In July, when Hina Rabbani Khar made her first official trip as Pakistan’s foreign minister, her outfit—which included Roberto Cavalli sunglasses and a Birkin bag by Hermès—drew more headlines than her negotiations. Regardless of the price of her accessories, it’s the sort of public belittling that most women in politics, particularly those who are young and beautiful, can identify with.
For the first woman—and, at 34 years old, the youngest person—to occupy Pakistan’s top diplomatic post, it would have been a difficult role to step into under any circumstances. Beyond handling negotiations with problematic, not to mention powerhouse, neighbors like India, China, and Afghanistan, Khar also has to maneuver the delicate terrain that comes with being a high-powered female politician within a largely patriarchal Muslim tradition. “You have to work twice as hard being a woman in our society,” she says.
A member of a political dynasty, she points to specific, tangible projects rather than political platitudes when she’s challenged about the status of women in her homeland. “What really makes a difference—and this is something I’m very proud of—is the school my mother is running for 200 girls in our village,” she says.
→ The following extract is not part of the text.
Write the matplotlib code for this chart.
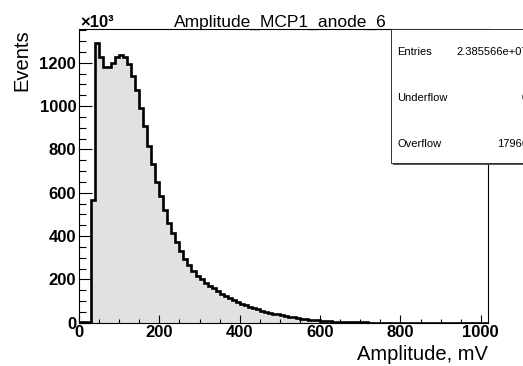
import numpy as np
import matplotlib
matplotlib.use("Agg")
import matplotlib.pyplot as plt
from matplotlib.patches import Rectangle

plt.rcParams['font.family'] = ['Liberation Sans', 'DejaVu Sans']

# histogram: 10 mV bins from 0 to 1020 mV, counts in units of 10^3
x_lo, x_hi, n_bins = 0, 1020, 102
counts = [
    2, 1, 3, 566, 1290, 1225, 1180, 1180, 1197, 1224,
    1237, 1224, 1193, 1139, 1073, 993, 908, 817, 732, 651,
    585, 520, 462, 415, 371, 331, 294, 266, 240, 217,
    200, 185, 171, 158, 146, 134, 123, 113, 104, 95,
    87, 80, 73, 67, 61, 56, 51, 46, 42, 38,
    34, 30, 27, 24, 21, 18.5, 16, 14, 12, 10.5,
    9, 7.6, 6.4, 5.4, 4.5, 3.7, 3.0, 2.5, 2.0, 1.6,
    1.3, 1.0, 0.8, 0.65, 0.5, 0.4, 0.3, 0.25, 0.2, 0.15,
    0.12, 0.1, 0.08, 0.06, 0.05, 0.04, 0.03, 0.02, 0.02, 0.01,
    0.01, 0.01, 0, 0, 0, 0, 0, 0, 0, 0,
    0, 0,
]
x_ticks = [0, 200, 400, 600, 800, 1000]
y_ticks = [0, 200, 400, 600, 800, 1000, 1200]

stat_names = ["Entries", "Underflow", "Overflow"]
stat_values = ["2.385566e+07", "0", "17966"]

W, H = 523, 366
fig = plt.figure(figsize=(W / 100, H / 100), dpi=100)
ax = fig.add_axes([79 / W, (H - 322.7) / H, 409 / W, 293.4 / H])

edges = np.linspace(x_lo, x_hi, n_bins + 1)
ax.stairs(counts, edges, fill=True, color="#e1e1e1", zorder=1)
ax.stairs(counts, edges, color="black", linewidth=1.9, zorder=2)

ax.set_xlim(0, 1018)
ax.set_ylim(0, 1354)
ax.set_xticks(x_ticks)
ax.set_yticks(y_ticks)
ax.set_xticks(np.arange(0, 1001, 50), minor=True)
ax.set_yticks(np.arange(0, 1351, 50), minor=True)
ax.tick_params(axis="y", which="major", direction="in", length=9, width=0.8, pad=2)
ax.tick_params(axis="y", which="minor", direction="in", length=5, width=0.8)
ax.tick_params(axis="x", which="major", direction="in", length=5.8, width=0.8, pad=2)
ax.tick_params(axis="x", which="minor", direction="in", length=3.1, width=0.8)
for lab in ax.get_xticklabels() + ax.get_yticklabels():
    lab.set_fontweight("bold")
    lab.set_fontsize(12)
for s in ax.spines.values():
    s.set_linewidth(0.8)

ax.set_xlabel("Amplitude, mV", fontsize=14.5, loc="right", labelpad=3)
ax.set_ylabel("Events", fontsize=14.5, loc="top", labelpad=6)

fig.text(280 / W, 1 - 27 / H, "Amplitude_MCP1_anode_6", fontsize=12.5,
         ha="center", va="baseline")
fig.text(80 / W, 1 - 27 / H, "×10³", fontsize=12, fontweight="bold",
         ha="left", va="baseline")

# stats box, cut off at the right edge like the original
box_l, box_t, box_b = 391 / W, 1 - 29.3 / H, 1 - 163.3 / H
fig.patches.append(Rectangle((box_l + 2 / W, box_b - 2 / H), 0.3, box_t - box_b,
                             transform=fig.transFigure, facecolor="#555555",
                             edgecolor="none", zorder=5))
fig.patches.append(Rectangle((box_l, box_b), 0.3, box_t - box_b,
                             transform=fig.transFigure, facecolor="white",
                             edgecolor="#333333", linewidth=0.7, zorder=6))
rows_y = [52.3, 98.3, 144.3]
for name, val, yy in zip(stat_names, stat_values, rows_y):
    fig.text(397 / W, 1 - yy / H, name, fontsize=8, ha="left", va="center", zorder=7)
    fig.text(528 / W, 1 - yy / H, val, fontsize=8, ha="right", va="center", zorder=7)

fig.savefig("out.png", dpi=100)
That village is also home to a vocational-training center that Khar herself set up, which sells hand-embroidered work on behalf of women who profit, and ultimately attain economic empowerment, from the returns. She hopes to eventually take it nationwide. “For me,” she says, “that is real societal change.”
As for her meetings with India? Well, onlookers may have been distracted by her handbag, but the negotiations—with a foreign counterpart some 45 years her senior—were by all accounts more productive than they’ve been in years.